Ich frage Frau X., was mit ihr passiere, wenn Frau Y. wortlos hinter einem Buch verschwinde? Sie kommt zunächst mit ihrer Wut und Enttäuschung in Berührung. Nach weiteren Fragen meinerseits spürt sie Einsamkeit und Traurigkeit, weil sie ihrer Partnerin scheinbar so wenig bedeutet. Ich sehe, wie Frau Y. aufhorcht in dem Moment, wo Frau X. ihr inneres Befinden zu beschreiben beginnt.
An dieser Stelle könnte ich Frau Y. fragen, was jetzt in ihr vorgehe. Ich könnte sie bitten, es genau zu beschreiben und es dann ihrer Partnerin zugewandt und mit Blickkontakt mitzuteilen. Da die Sitzung bald zu Ende ist, verzichte ich auf diesen Schritt und gehe direkt zur inneren Befindlichkeit von Frau Y., wie sie jeweils in den wiederkehrenden Situationen auftritt.
Nun wende ich mich dem inneren Befinden von Frau Y. zu. Wenn ihre Partnerin etwas von ihr will, genau in dem Moment, wo sie nur noch Ruhe braucht, erzeugt das in ihr ein enormes Druckgefühl. Damit kein Streit entsteht, der das Ganze noch schlimmer macht, schweigt sie. Sie fühlt sich ohnmächtig und unverstanden.
Was sie denn für alternative Reaktionsmöglichkeiten sähen, wenn sie jetzt auf das Teufelskreismodell schauen würden, frage ich beide.
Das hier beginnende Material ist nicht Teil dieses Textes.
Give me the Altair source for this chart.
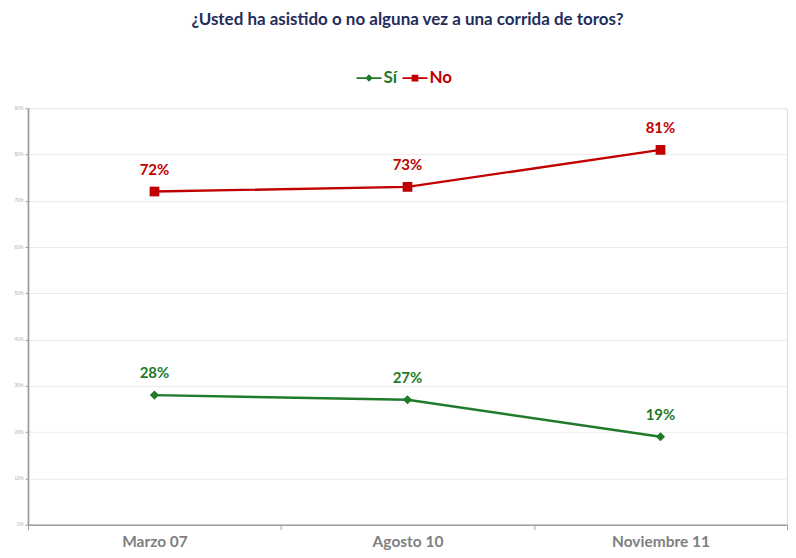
import altair as alt
import pandas as pd

periods = ["Marzo 07", "Agosto 10", "Noviembre 11"]
series = ["Sí", "No"]
si_values = [0.28, 0.27, 0.19]
no_values = [0.72, 0.73, 0.81]
y_ticks = [0, 0.1, 0.2, 0.3, 0.4, 0.5, 0.6, 0.7, 0.8, 0.9]
colors = ["#1f7a2a", "#c00000"]

rows = []
for p, v in zip(periods, si_values):
    rows.append({"periodo": p, "serie": "Sí", "valor": v})
for p, v in zip(periods, no_values):
    rows.append({"periodo": p, "serie": "No", "valor": v})
df = pd.DataFrame(rows)

path_si = "M-1,-0.07H1V0.07H-1Z M0,-0.3L0.3,0L0,0.3L-0.3,0Z"
path_no = "M-1,-0.07H1V0.07H-1Z M-0.27,-0.27H0.27V0.27H-0.27Z"

x_enc = alt.X(
    "periodo:N",
    sort=periods,
    bandPosition=0.5,
    scale=alt.Scale(type="band", domain=periods, paddingInner=0, paddingOuter=0),
    axis=alt.Axis(
        title=None, labelAngle=0, tickBand="extent", grid=False,
        labelFont="Lato", labelFontSize=15.5, labelFontWeight="bold",
        labelColor="#7f7f7f", labelPadding=5, tickSize=5, tickColor="#a0a0a0",
        domainColor="#a0a0a0", domainWidth=1.5,
    ),
)
y_enc = alt.Y(
    "valor:Q",
    scale=alt.Scale(domain=[0, 0.9], nice=False),
    axis=alt.Axis(
        title=None, values=y_ticks, format=".0%", labelFontSize=4.5,
        labelColor="#b0b0b0", labelPadding=2, tickSize=3, tickColor="#a0a0a0",
        domainColor="#a0a0a0", domainWidth=1.8, gridColor="#ececec", gridWidth=1,
    ),
)
color_scale = alt.Scale(domain=series, range=colors)

legend_def = alt.Legend(
    title=None, orient="none", direction="horizontal",
    legendX=329, legendY=-43, symbolSize=625, symbolStrokeWidth=0,
    labelFont="Lato", labelFontSize=17, labelFontWeight="bold",
    columnPadding=5, labelOffset=2,
    labelColor={"expr": "datum.value == 'Sí' ? '#1f7a2a' : '#c00000'"},
)
color_enc = alt.Color("serie:N", scale=color_scale, legend=legend_def)

base = alt.Chart(df)

lines = base.mark_line(strokeWidth=2.4).encode(x=x_enc, y=y_enc, color=color_enc)

pts_si = base.transform_filter("datum.serie == 'Sí'").mark_point(
    filled=True, opacity=1, shape="diamond", size=85
).encode(x=x_enc, y=y_enc, color=color_enc)

pts_no = base.transform_filter("datum.serie == 'No'").mark_point(
    filled=True, opacity=1, shape="square", size=95
).encode(x=x_enc, y=y_enc, color=color_enc)

labels = base.mark_text(
    dy=-22, font="Lato", fontSize=15, fontWeight="bold"
).encode(
    x=x_enc, y=y_enc,
    text=alt.Text("valor:Q", format=".0%"),
    color=color_enc,
)

legend_layer = base.transform_filter("datum.valor < 0").mark_point(
    filled=True, opacity=1
).encode(
    x=x_enc, y=y_enc,
    color=color_enc,
    shape=alt.Shape(
        "serie:N",
        scale=alt.Scale(domain=series, range=[path_si, path_no]),
        legend=legend_def,
    ),
)

chart = alt.layer(lines, pts_si, pts_no, labels, legend_layer).properties(
    width=760,
    height=417,
    padding={"left": 5, "top": 3, "right": 0, "bottom": 0},
    title=alt.Title(
        "¿Usted ha asistido o no alguna vez a una corrida de toros?",
        font="Lato", fontSize=17, fontWeight="bold", color="#1f2d5c",
        anchor="middle", offset=36,
    ),
).configure_view(stroke=None).configure(background="white")

chart.save("out.html", embed_options={"renderer": "svg", "actions": False})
Frau X. findet für sich folgende Worte anstelle des früheren Nörgelns: „Liebe Y., ich fühle mich so einsam, wenn du jetzt hinter ein dickes Buch verschwindest.“ Und Frau Y. schlägt statt des wortlosen Rückzugs diesen Satz vor: „Liebe X., ich bin im Unklaren mit mir selbst und brauche grad noch eine Viertelstunde, um mich zu ordnen, danach bin ich bereit, mit Dir zusammen zu sein.“ Beide sind betroffen und irgendwie verblüfft.